I saw a crestfallen look.  He had not remembered to send a birthday card with the $100.  As gifts go, the $100 is, well, sand on a beach.  It is the card, on which every year he writes: “[Blogger] darling, happy birthday.  May all your wishes come true.  I love you.  Dad” that makes it special.  He says that every year, with some slight variation, so that it is not rote.  I know it is never rote.  Two things I know I can count on in this world are Dad’s love and that the power of Dad’s love can provide.  When I was in my 20s and in trouble, Dad was there.  Wherever “there” was, Dad would go there with me.  His steadfastness made me strong.  It made me know that I would go wherever “there” was with my children.  Because that is what you do.
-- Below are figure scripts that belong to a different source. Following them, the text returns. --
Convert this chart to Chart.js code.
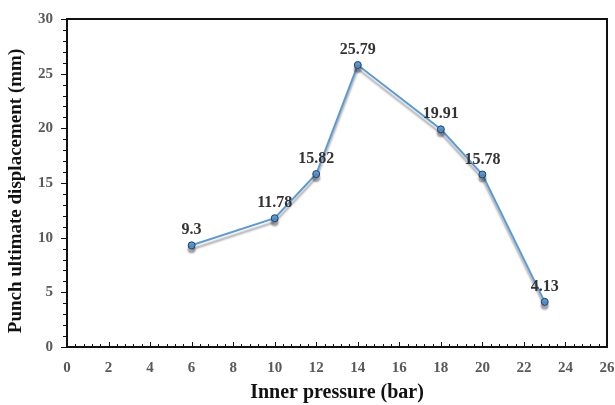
<!DOCTYPE html>
<html>
<head>
<meta charset="utf-8">
<script src="https://cdn.jsdelivr.net/npm/chart.js@4.4.0/dist/chart.umd.min.js"></script>
<style>
  html, body { margin: 0; padding: 0; background: #fff; }
  #wrap { width: 615px; height: 405px; }
</style>
</head>
<body>
<div id="wrap"><canvas id="grafica"></canvas></div>
<script>
const presion = [6, 10, 12, 14, 18, 20, 23];
const desplazamiento = [9.3, 11.78, 15.82, 25.79, 19.91, 15.78, 4.13];
const etiquetas = ['9.3', '11.78', '15.82', '25.79', '19.91', '15.78', '4.13'];
const tituloY = 'Punch ultimate displacement (mm)';

const fuente = "'Liberation Serif', 'DejaVu Serif', serif";

// marco, ticks menores, titulo Y y etiquetas de datos
const marco = {
  id: 'marco',
  beforeDatasetDraw(chart) {
    const ctx = chart.ctx;
    ctx.save();
    ctx.shadowColor = 'rgba(0,0,0,0.35)';
    ctx.shadowBlur = 2;
    ctx.shadowOffsetX = 0;
    ctx.shadowOffsetY = 4;
  },
  afterDatasetDraw(chart) {
    chart.ctx.restore();
  },
  afterDraw(chart) {
    const ctx = chart.ctx;
    const a = chart.chartArea;
    const x = chart.scales.x, y = chart.scales.y;
    const l = Math.round(a.left), r = Math.round(a.right);
    const t = Math.round(a.top), b = Math.round(a.bottom);
    ctx.save();
    ctx.shadowColor = 'transparent';
    ctx.strokeStyle = '#111';
    ctx.lineWidth = 2;
    ctx.strokeRect(l, t, r - l, b - t);
    ctx.lineWidth = 1;
    ctx.beginPath();
    for (let i = 0; i <= 65; i++) {
      const v = i * 0.4;
      const px = Math.round(x.getPixelForValue(v)) + 0.5;
      ctx.moveTo(px, b);
      ctx.lineTo(px, b - (i % 5 === 0 ? 5 : 3));
    }
    for (let v = 0; v <= 30; v += 1) {
      const py = Math.round(y.getPixelForValue(v)) + 0.5;
      ctx.moveTo(l, py);
      ctx.lineTo(l - (v % 5 === 0 ? 6 : 4), py);
    }
    ctx.stroke();

    ctx.save();
    ctx.translate(16, 191);
    ctx.rotate(-Math.PI / 2);
    ctx.font = 'bold 19px ' + fuente;
    ctx.fillStyle = '#111';
    ctx.textAlign = 'center';
    ctx.textBaseline = 'middle';
    ctx.fillText(tituloY, 0, 0);
    ctx.restore();

    const meta = chart.getDatasetMeta(0);
    ctx.font = 'bold 16px ' + fuente;
    ctx.fillStyle = '#333333';
    ctx.textAlign = 'center';
    ctx.textBaseline = 'middle';
    meta.data.forEach((p, i) => {
      ctx.fillText(etiquetas[i], p.x, p.y - 15);
    });
    ctx.restore();
  }
};

new Chart(document.getElementById('grafica'), {
  type: 'line',
  data: {
    datasets: [{
      data: presion.map((p, i) => ({ x: p, y: desplazamiento[i] })),
      borderColor: '#5b9bd5',
      borderWidth: 2,
      backgroundColor: '#5b9bd5',
      pointBackgroundColor: '#5b9bd5',
      pointBorderColor: '#1f3f6e',
      pointBorderWidth: 1,
      pointRadius: 3.5,
      tension: 0
    }]
  },
  options: {
    responsive: true,
    maintainAspectRatio: false,
    animation: false,
    layout: { padding: { top: 19, right: 8, left: 0, bottom: 0 } },
    plugins: {
      legend: { display: false },
      tooltip: { enabled: false }
    },
    scales: {
      x: {
        type: 'linear',
        min: 0,
        max: 26,
        grid: { display: false, drawTicks: false },
        border: { display: false },
        ticks: {
          stepSize: 2,
          padding: 12,
          color: '#595959',
          font: { family: fuente, size: 15, weight: 'bold' },
          maxRotation: 0
        },
        title: {
          display: true,
          text: 'Inner pressure (bar)',
          color: '#111',
          font: { family: fuente, size: 20, weight: 'bold' },
          padding: { top: 0, bottom: 0 }
        },
        afterFit(s) {
          s.height = 58;
          s.paddingLeft = 0;
          s.paddingRight = 0;
        }
      },
      y: {
        min: 0,
        max: 30,
        grid: { display: false, drawTicks: false },
        border: { display: false },
        ticks: {
          stepSize: 5,
          padding: 14,
          color: '#595959',
          font: { family: fuente, size: 15, weight: 'bold' }
        },
        title: { display: false },
        afterFit(s) {
          s.width = 67;
          s.paddingTop = 0;
          s.paddingBottom = 0;
        }
      }
    }
  },
  plugins: [marco]
});
</script>
</body>
</html>
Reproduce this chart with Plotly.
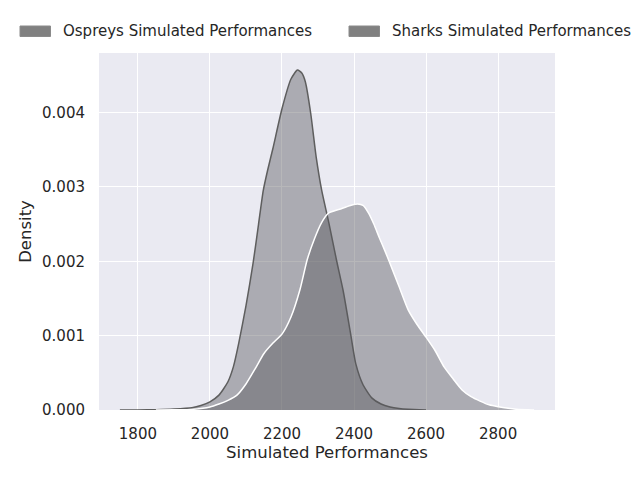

Dad was sheepish tonight because he was unable to coordinate getting a card and mailing it on time, but he did produce the check, in an envelope that said, “My darling [Blogger],  Happy birthday.  I love you, Dad.” At dinner, I reminded everyone of his heroic rescue of me in the dark days of my 20s.  I wanted to say, “although this is a man who depends on me now, he was a giant and a protector of his children.  Mess with him at your peril.”

The tide has turned.  My siblings and I are in charge.  Dad may be fading but his lessons in parenting and courage live on.  And I am crying uncontrollably as I write this.